### What you have to do:
Reproduce verbatim the lines up to and including the one with "Serif', 'Noto Sans", starting from the first.

-- START OF Source material --

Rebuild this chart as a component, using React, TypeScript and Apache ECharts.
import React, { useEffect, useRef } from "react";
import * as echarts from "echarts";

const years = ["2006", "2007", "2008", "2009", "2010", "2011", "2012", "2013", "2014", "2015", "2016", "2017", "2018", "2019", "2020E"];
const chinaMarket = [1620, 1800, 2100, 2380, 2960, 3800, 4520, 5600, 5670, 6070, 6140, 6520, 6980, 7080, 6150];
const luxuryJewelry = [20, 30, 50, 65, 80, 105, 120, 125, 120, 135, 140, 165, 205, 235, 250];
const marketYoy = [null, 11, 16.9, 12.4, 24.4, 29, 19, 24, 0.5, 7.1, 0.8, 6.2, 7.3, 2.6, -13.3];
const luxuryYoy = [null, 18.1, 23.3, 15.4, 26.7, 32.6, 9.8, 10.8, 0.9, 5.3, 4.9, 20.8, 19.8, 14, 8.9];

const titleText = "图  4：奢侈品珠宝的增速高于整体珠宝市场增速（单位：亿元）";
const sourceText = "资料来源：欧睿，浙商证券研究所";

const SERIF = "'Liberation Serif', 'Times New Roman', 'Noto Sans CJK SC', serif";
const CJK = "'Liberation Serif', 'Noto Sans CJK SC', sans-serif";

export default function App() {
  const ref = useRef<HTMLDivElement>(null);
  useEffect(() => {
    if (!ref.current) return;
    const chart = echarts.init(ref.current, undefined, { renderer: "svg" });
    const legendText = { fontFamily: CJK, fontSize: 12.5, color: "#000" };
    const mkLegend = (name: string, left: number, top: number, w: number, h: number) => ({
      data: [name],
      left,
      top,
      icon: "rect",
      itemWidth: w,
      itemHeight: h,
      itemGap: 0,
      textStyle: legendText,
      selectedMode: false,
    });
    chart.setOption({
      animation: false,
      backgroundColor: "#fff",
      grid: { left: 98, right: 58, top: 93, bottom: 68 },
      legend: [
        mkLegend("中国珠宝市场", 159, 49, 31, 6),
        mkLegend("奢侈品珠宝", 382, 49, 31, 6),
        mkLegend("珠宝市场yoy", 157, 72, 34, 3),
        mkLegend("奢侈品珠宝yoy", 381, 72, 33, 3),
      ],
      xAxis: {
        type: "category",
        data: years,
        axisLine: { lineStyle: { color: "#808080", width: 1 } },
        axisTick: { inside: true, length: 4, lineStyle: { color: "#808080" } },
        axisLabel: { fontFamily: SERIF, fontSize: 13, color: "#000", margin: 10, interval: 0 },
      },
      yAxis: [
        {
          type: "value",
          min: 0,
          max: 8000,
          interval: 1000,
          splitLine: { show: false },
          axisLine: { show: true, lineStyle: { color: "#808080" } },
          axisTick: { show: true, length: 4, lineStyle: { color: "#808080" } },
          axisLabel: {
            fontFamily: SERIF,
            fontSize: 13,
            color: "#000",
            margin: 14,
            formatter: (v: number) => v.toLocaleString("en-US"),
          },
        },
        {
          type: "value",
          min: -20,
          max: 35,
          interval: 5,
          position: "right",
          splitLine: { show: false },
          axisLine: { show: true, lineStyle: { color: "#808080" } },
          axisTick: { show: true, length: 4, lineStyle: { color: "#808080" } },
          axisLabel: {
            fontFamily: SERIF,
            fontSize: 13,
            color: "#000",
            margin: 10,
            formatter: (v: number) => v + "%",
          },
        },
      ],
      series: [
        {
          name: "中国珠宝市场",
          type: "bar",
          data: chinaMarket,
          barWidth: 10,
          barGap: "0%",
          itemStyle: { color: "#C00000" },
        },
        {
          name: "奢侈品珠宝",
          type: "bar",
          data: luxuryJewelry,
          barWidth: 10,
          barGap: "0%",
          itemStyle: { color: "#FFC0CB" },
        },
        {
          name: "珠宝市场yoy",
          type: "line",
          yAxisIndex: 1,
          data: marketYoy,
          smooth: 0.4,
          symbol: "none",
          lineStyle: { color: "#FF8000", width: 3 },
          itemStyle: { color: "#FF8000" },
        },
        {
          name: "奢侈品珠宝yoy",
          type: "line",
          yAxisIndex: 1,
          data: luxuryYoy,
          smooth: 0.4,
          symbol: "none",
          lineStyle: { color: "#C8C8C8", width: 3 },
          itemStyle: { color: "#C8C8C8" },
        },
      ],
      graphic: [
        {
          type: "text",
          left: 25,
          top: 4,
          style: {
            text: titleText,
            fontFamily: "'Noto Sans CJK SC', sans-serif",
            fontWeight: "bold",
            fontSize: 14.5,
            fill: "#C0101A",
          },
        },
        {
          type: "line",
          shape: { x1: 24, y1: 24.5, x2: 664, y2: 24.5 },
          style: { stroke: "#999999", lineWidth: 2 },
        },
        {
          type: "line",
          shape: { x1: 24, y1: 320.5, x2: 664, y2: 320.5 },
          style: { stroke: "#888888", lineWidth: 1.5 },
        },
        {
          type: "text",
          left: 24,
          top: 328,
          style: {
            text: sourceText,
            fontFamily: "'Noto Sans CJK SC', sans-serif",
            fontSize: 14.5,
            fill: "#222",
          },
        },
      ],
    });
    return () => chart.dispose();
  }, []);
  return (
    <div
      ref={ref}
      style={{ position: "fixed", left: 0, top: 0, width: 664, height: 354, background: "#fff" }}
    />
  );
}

-- END OF Source material --

### Answer:
Rebuild this chart as a component, using React, TypeScript and Apache ECharts.
import React, { useEffect, useRef } from "react";
import * as echarts from "echarts";

const years = ["2006", "2007", "2008", "2009", "2010", "2011", "2012", "2013", "2014", "2015", "2016", "2017", "2018", "2019", "2020E"];
const chinaMarket = [1620, 1800, 2100, 2380, 2960, 3800, 4520, 5600, 5670, 6070, 6140, 6520, 6980, 7080, 6150];
const luxuryJewelry = [20, 30, 50, 65, 80, 105, 120, 125, 120, 135, 140, 165, 205, 235, 250];
const marketYoy = [null, 11, 16.9, 12.4, 24.4, 29, 19, 24, 0.5, 7.1, 0.8, 6.2, 7.3, 2.6, -13.3];
const luxuryYoy = [null, 18.1, 23.3, 15.4, 26.7, 32.6, 9.8, 10.8, 0.9, 5.3, 4.9, 20.8, 19.8, 14, 8.9];

const titleText = "图  4：奢侈品珠宝的增速高于整体珠宝市场增速（单位：亿元）";
const sourceText = "资料来源：欧睿，浙商证券研究所";

const SERIF = "'Liberation Serif', 'Times New Roman', 'Noto Sans CJK SC', serif";
const CJK = "'Liberation Serif', 'Noto Sans CJK SC', sans-serif";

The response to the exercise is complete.